Pip: Preacher's Point is the rare corner of the internet that asks you to sit with a question before it hands you the answer — and this week, the question is about how you actually know what you're supposed to do with your life.
Mara: That's exactly the territory preacherspoint covers this week — a deeply personal account of hearing a call, resisting it, and finally following it, all framed by the Romans 12 framework the column has been building toward.
Pip: Let's start with the call itself.
Hearing the Call — And Pushing Back
Mara: The post opens with a practical problem: Romans 12:1-2 gives a framework for discerning God's will, but it doesn't supply the specifics. No verse says, as the post puts it, "I want Joe Smith to work in a shoe store."
Pip: The post's answer to that is honest about its own limits. Rather than a formula, it offers a testimony — and warns upfront that the answer will sound like a cop out.
Mara: The direct words are: "I knew at that moment that God wanted me to preach, but I did not want to." That's the hinge the whole piece turns on — recognition and resistance arriving simultaneously.
Pip: Which is a more useful description of calling than most people offer, because it doesn't flatten the experience into something clean.
Mara: And the resistance wasn't brief. Starting at 2 Timothy 4, verse 2 — the phrase "Preach the word" — he couldn't read past those three words. Not that day, and not for two weeks of daily attempts.

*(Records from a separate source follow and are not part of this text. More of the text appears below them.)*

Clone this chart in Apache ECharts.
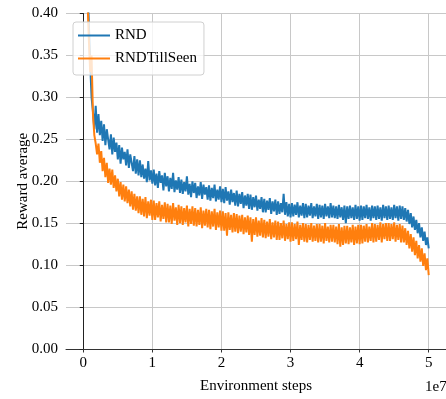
<!DOCTYPE html>
<html>
<head>
<meta charset="utf-8">
<script src="https://cdn.jsdelivr.net/npm/echarts@6/dist/echarts.min.js"></script>
<style>html,body{margin:0;padding:0;background:#fff}#c{width:446px;height:399px}</style>
</head>
<body>
<div id="c"></div>
<script>
// x positions in units of 1e7 environment steps (step 0.02e7, starting at 0.02e7)
const stepStart = 0.02;
const stepSize = 0.02;
const xTicks = [0, 1, 2, 3, 4, 5];
const seriesNames = ['RND', 'RNDTillSeen'];

const rnd = [
0.56,0.50,0.44,0.39,0.34,0.30,0.283,0.262,0.290,0.258,
0.280,0.255,0.272,0.248,0.268,0.243,0.262,0.250,0.238,0.256,
0.232,0.252,0.235,0.246,0.226,0.243,0.221,0.240,0.226,0.235,
0.219,0.238,0.216,0.232,0.222,0.212,0.230,0.209,0.226,0.207,
0.225,0.205,0.220,0.203,0.215,0.199,0.224,0.201,0.213,0.197,
0.214,0.195,0.209,0.192,0.212,0.198,0.207,0.189,0.210,0.194,
0.206,0.188,0.204,0.191,0.210,0.187,0.201,0.190,0.205,0.186,
0.202,0.185,0.199,0.188,0.206,0.184,0.197,0.181,0.200,0.186,
0.198,0.180,0.194,0.183,0.199,0.179,0.196,0.184,0.193,0.178,
0.195,0.177,0.192,0.180,0.196,0.176,0.190,0.178,0.194,0.175,
0.191,0.174,0.193,0.177,0.188,0.172,0.190,0.175,0.186,0.171,
0.189,0.170,0.185,0.173,0.187,0.168,0.183,0.171,0.185,0.167,
0.184,0.166,0.181,0.169,0.183,0.165,0.178,0.167,0.181,0.163,
0.179,0.163,0.177,0.166,0.180,0.161,0.176,0.164,0.178,0.160,
0.176,0.161,0.174,0.163,0.185,0.160,0.175,0.158,0.173,0.157,
0.174,0.158,0.172,0.160,0.175,0.157,0.171,0.159,0.174,0.156,
0.173,0.157,0.171,0.159,0.174,0.156,0.170,0.158,0.173,0.155,
0.172,0.157,0.171,0.155,0.173,0.158,0.170,0.156,0.174,0.157,
0.171,0.156,0.170,0.155,0.172,0.157,0.169,0.154,0.171,0.150,
0.170,0.155,0.171,0.156,0.169,0.154,0.172,0.155,0.170,0.153,
0.171,0.154,0.170,0.156,0.172,0.155,0.169,0.153,0.171,0.156,
0.170,0.154,0.171,0.155,0.169,0.153,0.172,0.156,0.170,0.154,
0.171,0.155,0.169,0.154,0.172,0.156,0.170,0.153,0.171,0.155,
0.170,0.154,0.168,0.152,0.166,0.149,0.162,0.145,0.158,0.142,
0.154,0.138,0.150,0.133,0.145,0.129,0.140,0.124,0.133,0.120
];

const rndTillSeen = [
0.55,0.48,0.42,0.37,0.33,0.35,0.28,0.255,0.245,0.232,
0.245,0.222,0.236,0.212,0.228,0.205,0.222,0.198,0.215,0.196,
0.214,0.192,0.207,0.188,0.203,0.182,0.199,0.178,0.196,0.176,
0.194,0.174,0.190,0.170,0.188,0.166,0.185,0.165,0.182,0.162,
0.182,0.160,0.179,0.158,0.181,0.156,0.176,0.159,0.178,0.154,
0.177,0.154,0.174,0.157,0.176,0.152,0.172,0.155,0.175,0.151,
0.173,0.151,0.171,0.149,0.174,0.153,0.169,0.148,0.172,0.150,
0.170,0.148,0.168,0.151,0.171,0.146,0.167,0.149,0.170,0.147,
0.168,0.146,0.166,0.148,0.169,0.144,0.165,0.147,0.167,0.145,
0.166,0.143,0.164,0.146,0.167,0.142,0.163,0.145,0.165,0.141,
0.164,0.141,0.162,0.135,0.163,0.142,0.160,0.139,0.162,0.140,
0.161,0.138,0.159,0.140,0.160,0.137,0.157,0.139,0.159,0.136,
0.157,0.128,0.155,0.136,0.157,0.134,0.153,0.135,0.156,0.133,
0.154,0.132,0.152,0.134,0.155,0.131,0.151,0.133,0.153,0.130,
0.152,0.130,0.150,0.132,0.153,0.129,0.149,0.131,0.151,0.128,
0.151,0.129,0.149,0.131,0.152,0.124,0.148,0.130,0.150,0.128,
0.149,0.127,0.148,0.130,0.150,0.128,0.147,0.129,0.149,0.127,
0.149,0.128,0.147,0.126,0.150,0.129,0.146,0.127,0.148,0.128,
0.148,0.127,0.146,0.125,0.149,0.122,0.145,0.124,0.147,0.126,
0.147,0.125,0.145,0.127,0.148,0.124,0.146,0.126,0.148,0.125,
0.148,0.126,0.147,0.128,0.149,0.127,0.146,0.129,0.150,0.127,
0.149,0.128,0.148,0.130,0.151,0.127,0.149,0.131,0.150,0.129,
0.150,0.129,0.149,0.131,0.151,0.128,0.148,0.130,0.149,0.127,
0.147,0.127,0.144,0.124,0.141,0.120,0.137,0.116,0.133,0.112,
0.129,0.108,0.124,0.104,0.120,0.099,0.114,0.094,0.108,0.088
];

function pairs(vals) {
  return vals.map((v, i) => [+(stepStart + i * stepSize).toFixed(4), v]);
}

const FONT = '"Liberation Serif", "DejaVu Serif", serif';
const chart = echarts.init(document.getElementById('c'), null, {renderer: 'canvas'});
chart.setOption({
  animation: false,
  backgroundColor: '#ffffff',
  grid: {left: 66, top: 13.5, width: 381, height: 336.5, containLabel: false},
  legend: {
    orient: 'vertical',
    left: 73, top: 22,
    padding: [6, 7, 9, 5],
    itemGap: 8,
    itemWidth: 32, itemHeight: 2,
    itemTextGap: 11,
    icon: 'rect',
    backgroundColor: 'rgba(255,255,255,0.8)',
    borderColor: '#d0d0d0', borderWidth: 1, borderRadius: 3,
    textStyle: {fontFamily: FONT, fontSize: 15, color: '#000'},
    data: seriesNames
  },
  xAxis: {
    type: 'value',
    min: -0.25, max: 5.25,
    name: 'Environment steps',
    nameLocation: 'middle', nameGap: 30, nameMoveOverlap: false,
    nameTextStyle: {fontFamily: FONT, fontSize: 15, color: '#000'},
    axisLine: {onZero: false, lineStyle: {color: '#333', width: 1}},
    axisTick: {show: true, length: 3.5, customValues: xTicks, lineStyle: {color: '#333'}},
    axisLabel: {customValues: xTicks, fontFamily: FONT, fontSize: 15, color: '#000', margin: 7},
    splitLine: {show: true, lineStyle: {color: '#c8c8c8', width: 1}}
  },
  yAxis: {
    type: 'value',
    min: 0, max: 0.4, interval: 0.05,
    name: 'Reward average',
    nameLocation: 'middle', nameGap: 35, nameMoveOverlap: false,
    nameTextStyle: {fontFamily: FONT, fontSize: 15, color: '#000'},
    axisLine: {show: true, lineStyle: {color: '#222', width: 1}},
    axisTick: {show: true, length: 3.5, lineStyle: {color: '#222'}},
    axisLabel: {fontFamily: FONT, fontSize: 15, color: '#000', margin: 8,
      formatter: v => v.toFixed(2)},
    splitLine: {show: true, lineStyle: {color: '#c8c8c8', width: 1}}
  },
  graphic: [{
    type: 'text', left: 425, top: 380,
    style: {text: '1e7', font: '15px ' + FONT, fill: '#000'}
  }],
  series: [
    {name: seriesNames[0], type: 'line', data: pairs(rnd), showSymbol: false, symbol: 'none',
     clip: true, lineStyle: {color: '#1f77b4', width: 2}, itemStyle: {color: '#1f77b4'}, z: 2},
    {name: seriesNames[1], type: 'line', data: pairs(rndTillSeen), showSymbol: false, symbol: 'none',
     clip: true, lineStyle: {color: '#ff7f0e', width: 2}, itemStyle: {color: '#ff7f0e'}, z: 3}
  ]
});
</script>
</body>
</html>
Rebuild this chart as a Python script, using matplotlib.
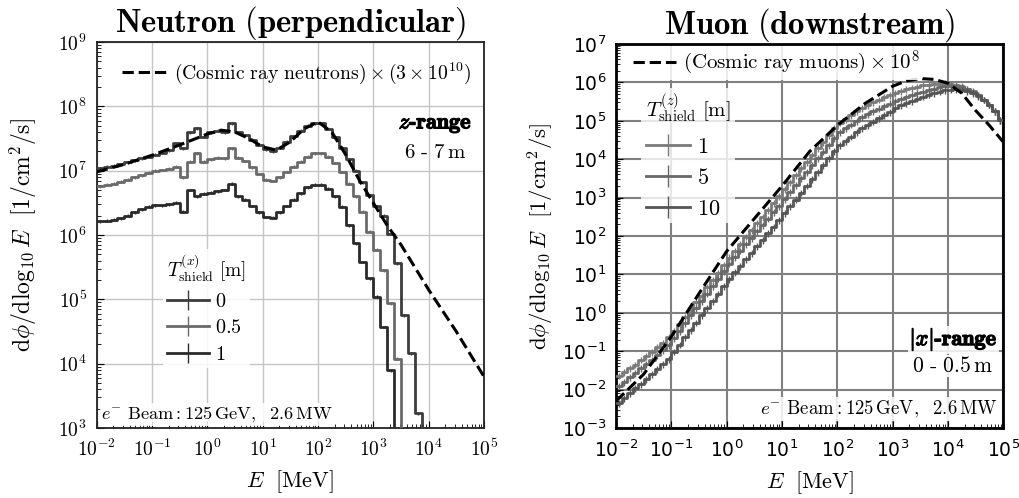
import numpy as np
import matplotlib
matplotlib.use("Agg")
import matplotlib.pyplot as plt
import matplotlib.patheffects as pe
from matplotlib.ticker import LogLocator, FuncFormatter, NullFormatter

plt.rcParams['mathtext.fontset'] = 'cm'

# ---------------- data ----------------
# Neutron (perpendicular): log10 flux per bin, 8 bins / decade from 1e-2 to 1e5 MeV
neutron_labels = ["0", "0.5", "1"]
neutron_t0 = [7.04, 7.06, 7.08, 7.10, 7.13, 7.16, 7.19, 7.22,
              7.25, 7.28, 7.32, 7.43, 7.35, 7.60, 7.66, 7.53,
              7.60, 7.62, 7.60, 7.74, 7.60, 7.55, 7.48, 7.40,
              7.33, 7.30, 7.36, 7.45, 7.54, 7.62, 7.70, 7.74,
              7.74, 7.65, 7.52, 7.36, 7.18, 7.00, 6.82, 6.62,
              6.45, 6.30, 6.02, 5.56, 4.75, 4.16, 3.23, -1,
              -1, -1, -1, -1, -1, -1, -1, -1]
neutron_t05 = [6.76, 6.78, 6.80, 6.83, 6.86, 6.90, 6.93, 6.97,
               7.00, 7.01, 7.03, 7.06, 6.90, 7.14, 7.27, 7.14,
               7.18, 7.20, 7.19, 7.35, 7.20, 7.15, 7.05, 6.95,
               6.86, 6.84, 6.90, 6.98, 7.06, 7.14, 7.22, 7.27,
               7.27, 7.22, 7.12, 6.98, 6.80, 6.60, 6.36, 6.05,
               5.77, 5.45, 4.94, 4.08, -1, -1, -1, -1,
               -1, -1, -1, -1, -1, -1, -1, -1]
neutron_t1 = [6.21, 6.22, 6.24, 6.26, 6.30, 6.35, 6.40, 6.44,
              6.46, 6.46, 6.48, 6.50, 6.36, 6.70, 6.60, 6.64,
              6.66, 6.68, 6.70, 6.80, 6.60, 6.55, 6.45, 6.35,
              6.28, 6.27, 6.35, 6.45, 6.55, 6.65, 6.74, 6.78,
              6.78, 6.72, 6.60, 6.44, 6.15, 5.87, 5.58, 5.33,
              5.04, 4.57, 3.90, -1, -1, -1, -1, -1,
              -1, -1, -1, -1, -1, -1, -1, -1]
# cosmic ray neutrons x 3e10 (log10 E, log10 flux)
cr_n_logE = [-2, -1.5, -1, -0.5, 0, 0.25, 0.5, 0.75, 1, 1.25, 1.5, 1.75, 2, 2.25,
             2.5, 2.75, 3, 3.25, 3.5, 3.75, 4, 4.5, 5]
cr_n_logF = [6.98, 7.10, 7.24, 7.40, 7.57, 7.63, 7.60, 7.50, 7.37, 7.32, 7.45, 7.65, 7.76, 7.60,
             7.25, 6.85, 6.50, 6.15, 5.85, 5.50, 5.15, 4.50, 3.80]

# Muon (downstream): log10 flux per bin, 10 bins / decade from 1e-2 to 1e5 MeV
muon_labels = ["1", "5", "10"]
muon_t1 = [-1.64, -1.55, -1.44, -1.35, -1.22, -1.12, -1.02, -0.90, -0.78, -0.64,
           -0.47, -0.30, -0.10, 0.08, 0.27, 0.45, 0.66, 0.85, 1.04, 1.24,
           1.44, 1.62, 1.80, 1.98, 2.16, 2.33, 2.50, 2.68, 2.86, 3.03,
           3.22, 3.40, 3.58, 3.76, 3.93, 4.10, 4.28, 4.45, 4.62, 4.80,
           4.95, 5.05, 5.15, 5.25, 5.33, 5.41, 5.48, 5.55, 5.61, 5.67,
           5.73, 5.78, 5.82, 5.86, 5.89, 5.92, 5.94, 5.96, 5.97, 5.98,
           5.97, 5.94, 5.90, 5.84, 5.76, 5.66, 5.55, 5.42, 5.25, 5.02]
muon_t5 = [-1.90, -1.80, -1.68, -1.57, -1.45, -1.34, -1.22, -1.10, -0.98, -0.85,
           -0.66, -0.47, -0.27, -0.07, 0.12, 0.31, 0.50, 0.70, 0.89, 1.09,
           1.28, 1.45, 1.62, 1.78, 1.95, 2.12, 2.28, 2.45, 2.62, 2.78,
           2.96, 3.14, 3.32, 3.50, 3.67, 3.85, 4.02, 4.20, 4.37, 4.55,
           4.70, 4.80, 4.90, 5.00, 5.09, 5.17, 5.25, 5.32, 5.39, 5.45,
           5.52, 5.58, 5.63, 5.68, 5.72, 5.76, 5.80, 5.84, 5.87, 5.90,
           5.91, 5.91, 5.89, 5.84, 5.77, 5.67, 5.55, 5.42, 5.25, 5.02]
muon_t10 = [-2.35, -2.23, -2.10, -1.97, -1.85, -1.72, -1.60, -1.47, -1.34, -1.20,
            -1.01, -0.83, -0.64, -0.45, -0.26, -0.07, 0.12, 0.31, 0.50, 0.70,
            0.88, 1.05, 1.22, 1.39, 1.56, 1.73, 1.90, 2.07, 2.24, 2.41,
            2.59, 2.77, 2.95, 3.13, 3.31, 3.49, 3.67, 3.85, 4.03, 4.21,
            4.37, 4.48, 4.59, 4.70, 4.80, 4.89, 4.98, 5.07, 5.15, 5.23,
            5.33, 5.40, 5.46, 5.52, 5.58, 5.63, 5.68, 5.72, 5.76, 5.79,
            5.81, 5.82, 5.81, 5.78, 5.73, 5.65, 5.55, 5.42, 5.25, 5.02]
# cosmic ray muons x 1e8
cr_mu_logE = [-2, -1.5, -1, -0.5, 0, 0.5, 1, 1.5, 2, 2.5, 3, 3.25, 3.5, 3.75, 4, 4.25, 4.5, 4.75, 5]
cr_mu_logF = [-2.30, -1.60, -0.62, 0.50, 1.60, 2.45, 3.30, 4.20, 4.88, 5.45, 5.90, 6.04, 6.10, 6.08,
              5.98, 5.72, 5.27, 4.88, 4.45]

# tick decades
x_decades = [-2, -1, 0, 1, 2, 3, 4, 5]
n_y_decades = [3, 4, 5, 6, 7, 8, 9]
m_y_decades = [-3, -2, -1, 0, 1, 2, 3, 4, 5, 6, 7]


def hist(ax, edges, logvals, color, frac, lw=2.0):
    vals = 10.0 ** np.asarray(logvals)
    centers = np.sqrt(edges[:-1] * edges[1:])
    line, = ax.step(edges, np.append(vals, vals[-1]), where='post', color=color, lw=lw, zorder=3)
    eb = ax.errorbar(centers, vals, yerr=frac * vals, fmt='none', ecolor=color, elinewidth=1.0, zorder=3)
    return (line, eb)


def cm_log(v, pos):
    return r"$10^{%d}$" % int(round(np.log10(v)))


bold = [pe.withStroke(linewidth=0.9, foreground='black')]
white_box = dict(facecolor='white', edgecolor='none', alpha=0.85, pad=1)

fig = plt.figure(figsize=(10.19, 4.98), dpi=100)
ax1 = fig.add_axes([0.0949, 0.1406, 0.380, 0.775])
ax2 = fig.add_axes([0.6045, 0.1406, 0.380, 0.771])

# ---------------- neutron panel ----------------
n_edges = np.logspace(-2, 5, 57)
n_colors = ['#3c3c3c', '#6a6a6a', '#2a2a2a']
n_handles = []
for vals, c in zip([neutron_t0, neutron_t05, neutron_t1], n_colors):
    n_handles.append(hist(ax1, n_edges, vals, c, 0.05, lw=2.0))
cr_n, = ax1.plot(10.0 ** np.array(cr_n_logE), 10.0 ** np.array(cr_n_logF), 'k--', lw=2.2, zorder=4)

ax1.set_xscale('log')
ax1.set_yscale('log')
ax1.set_xlim(1e-2, 1e5)
ax1.set_ylim(1e3, 1e9)
ax1.grid(True, which='major', color='#c4c4c4', lw=1.0)
ax1.set_axisbelow(True)
for sp in ax1.spines.values():
    sp.set_linewidth(1.3)
    sp.set_color('#222222')

leg1 = ax1.legend([cr_n], [r"$\mathrm{(Cosmic\ ray\ neutrons)}\times(3\times10^{10})$"],
                  loc='center left', bbox_to_anchor=(0.065, 0.918), frameon=False,
                  fontsize=14.2, handlelength=2.4, handletextpad=0.25, borderpad=0, borderaxespad=0)
ax1.add_artist(leg1)
ax1.legend(n_handles, [r"$%s$" % s for s in neutron_labels],
           title=r"$T^{(x)}_{\mathrm{shield}}\ [\mathrm{m}]$", title_fontsize=14, alignment='left',
           loc='center left', bbox_to_anchor=(0.17, 0.31), fontsize=14.5, handlelength=2.1,
           handletextpad=0.3, labelspacing=0.38, borderpad=0.2, borderaxespad=0,
           framealpha=0.85, edgecolor='none', facecolor='white')

ax1.text(0.969, 0.785, r"$z$-range", transform=ax1.transAxes, ha='right', va='center',
         fontsize=16, fontfamily='cmb10', path_effects=bold)
ax1.text(0.873, 0.716, r"$6\ \text{-}\ 7\,\mathrm{m}$", transform=ax1.transAxes, ha='center', va='center',
         fontsize=15)
ax1.text(0.012, 0.034, r"$e^{-}\ \mathrm{Beam}:125\,\mathrm{GeV},\ \ 2.6\,\mathrm{MW}$",
         transform=ax1.transAxes, ha='left', va='center', fontsize=13.2, bbox=white_box)

ax1.set_title(r"$\mathbf{Neutron\ (perpendicular)}$", fontsize=23.5, pad=5)
ax1.set_xlabel(r"$E\ \ [\mathrm{MeV}]$", fontsize=16, labelpad=6)
ax1.set_ylabel(r"$\mathrm{d}\phi/\mathrm{d}\log_{10}E\ \ [1/\mathrm{cm}^2/\mathrm{s}]$", fontsize=17, labelpad=14)

# ---------------- muon panel ----------------
m_edges = np.logspace(-2, 5, 71)
m_colors = ['#7a7a7a', '#686868', '#555555']
m_handles = []
for vals, c in zip([muon_t1, muon_t5, muon_t10], m_colors):
    m_handles.append(hist(ax2, m_edges, vals, c, 0.2, lw=2.0))
cr_mu, = ax2.plot(10.0 ** np.array(cr_mu_logE), 10.0 ** np.array(cr_mu_logF), 'k--', lw=2.2, zorder=4)

ax2.set_xscale('log')
ax2.set_yscale('log')
ax2.set_xlim(1e-2, 1e5)
ax2.set_ylim(1e-3, 1e7)
ax2.grid(True, which='major', color='#808080', lw=1.5)
ax2.set_axisbelow(True)
for sp in ax2.spines.values():
    sp.set_linewidth(2.0)

leg2 = ax2.legend([cr_mu], [r"$\mathrm{(Cosmic\ ray\ muons)}\times10^{8}$"],
                  loc='center left', bbox_to_anchor=(0.035, 0.95), fontsize=15,
                  handlelength=2.1, handletextpad=0.3, borderpad=0.15, borderaxespad=0,
                  framealpha=0.85, edgecolor='none', facecolor='white')
ax2.add_artist(leg2)
ax2.legend(m_handles, [r"$%s$" % s for s in muon_labels],
           title=r"$T^{(z)}_{\mathrm{shield}}\ [\mathrm{m}]$", title_fontsize=15, alignment='left',
           loc='center left', bbox_to_anchor=(0.065, 0.71), fontsize=16, handlelength=2.0,
           handletextpad=0.3, labelspacing=0.5, borderpad=0.2, borderaxespad=0,
           framealpha=0.8, edgecolor='none', facecolor='white')

ax2.text(0.985, 0.229, r"$|x|$-range", transform=ax2.transAxes, ha='right', va='center',
         fontsize=16, fontfamily='cmb10', path_effects=bold, bbox=white_box)
ax2.text(0.868, 0.161, r"$0\ \text{-}\ 0.5\,\mathrm{m}$", transform=ax2.transAxes, ha='center',
         va='center', fontsize=15.5, bbox=white_box)
ax2.text(0.985, 0.049, r"$e^{-}\ \mathrm{Beam}:125\,\mathrm{GeV},\ \ 2.6\,\mathrm{MW}$",
         transform=ax2.transAxes, ha='right', va='center', fontsize=13.5, bbox=white_box)

ax2.set_title(r"$\mathbf{Muon\ (downstream)}$", fontsize=23.5, pad=5)
ax2.set_xlabel(r"$E\ \ [\mathrm{MeV}]$", fontsize=16, labelpad=6)
ax2.set_ylabel(r"$\mathrm{d}\phi/\mathrm{d}\log_{10}E\ \ [1/\mathrm{cm}^2/\mathrm{s}]$", fontsize=16.5, labelpad=4)

# ---------------- ticks ----------------
for ax, ydec in ((ax1, n_y_decades), (ax2, m_y_decades)):
    ax.set_xticks(10.0 ** np.array(x_decades, dtype=float))
    ax.set_yticks(10.0 ** np.array(ydec, dtype=float))
    ax.xaxis.set_minor_locator(LogLocator(base=10, subs=np.arange(2, 10), numticks=20))
    ax.yaxis.set_minor_locator(LogLocator(base=10, subs=np.arange(2, 10), numticks=20))
    ax.xaxis.set_minor_formatter(NullFormatter())
    ax.yaxis.set_minor_formatter(NullFormatter())
    ax.tick_params(which='both', direction='in')
    ax.tick_params(which='major', length=5, labelsize=13.5)
    ax.tick_params(which='minor', length=3)
    ax.tick_params(axis='x', which='major', pad=8)
    ax.tick_params(axis='y', which='major', pad=7)

ax2.xaxis.set_major_formatter(FuncFormatter(lambda v, p: r"$\mathdefault{10^{%d}}$" % int(round(np.log10(v)))))
ax2.yaxis.set_major_formatter(FuncFormatter(lambda v, p: r"$\mathdefault{10^{%d}}$" % int(round(np.log10(v)))))
ax1.xaxis.set_major_formatter(FuncFormatter(cm_log))
ax1.yaxis.set_major_formatter(FuncFormatter(cm_log))
ax1.tick_params(which='major', labelsize=14)
ax1.set_xlim(1e-2, 1e5)
ax1.set_ylim(1e3, 1e9)
ax2.set_xlim(1e-2, 1e5)
ax2.set_ylim(1e-3, 1e7)

fig.savefig("out.png", dpi=100)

Pip: Two weeks of the same three words. That's less a still small voice and more a persistent notification you can't dismiss.
Mara: The post describes it precisely: "my brain, instead of translating the markings on the page into words, just kept repeating the same words: Preach the word." The experience was involuntary, not reasoned into.
Pip: What follows is eleven years later, and the stakes are concrete — four kids, a farmhouse where rent was paid in maintenance work, and a wage a dime above minimum.
Mara: Two situations arrive at once: a small Indiana church with four congregants offering thirty-five dollars a month, and a Pennsylvania church offering three times his current salary plus a four-bedroom home. The post is direct — the Pennsylvania offer "appeared to be a no-brainer."
Pip: And yet the heart said Indiana.
Mara: He set a deadline — a fleece, like Gideon. If no better job materialized by end of day, Pennsylvania. That morning, a federal prison that should have purged his two-year-old application called instead. He was hired before he got home.
Pip: The post's conclusion lands the whole thing plainly: if you follow Romans 12:1-2, "God will work in your heart and in your circumstances, where you will know." No formula. Just that.
Mara: And that's where the column leaves it — not as evasion, but as the most honest account it can give.
Pip: Knowing and not wanting to know at the same time — that tension runs through everything here.
Mara: The specifics follow the surrender. That seems to be the sequence the post is describing, and it's worth sitting with.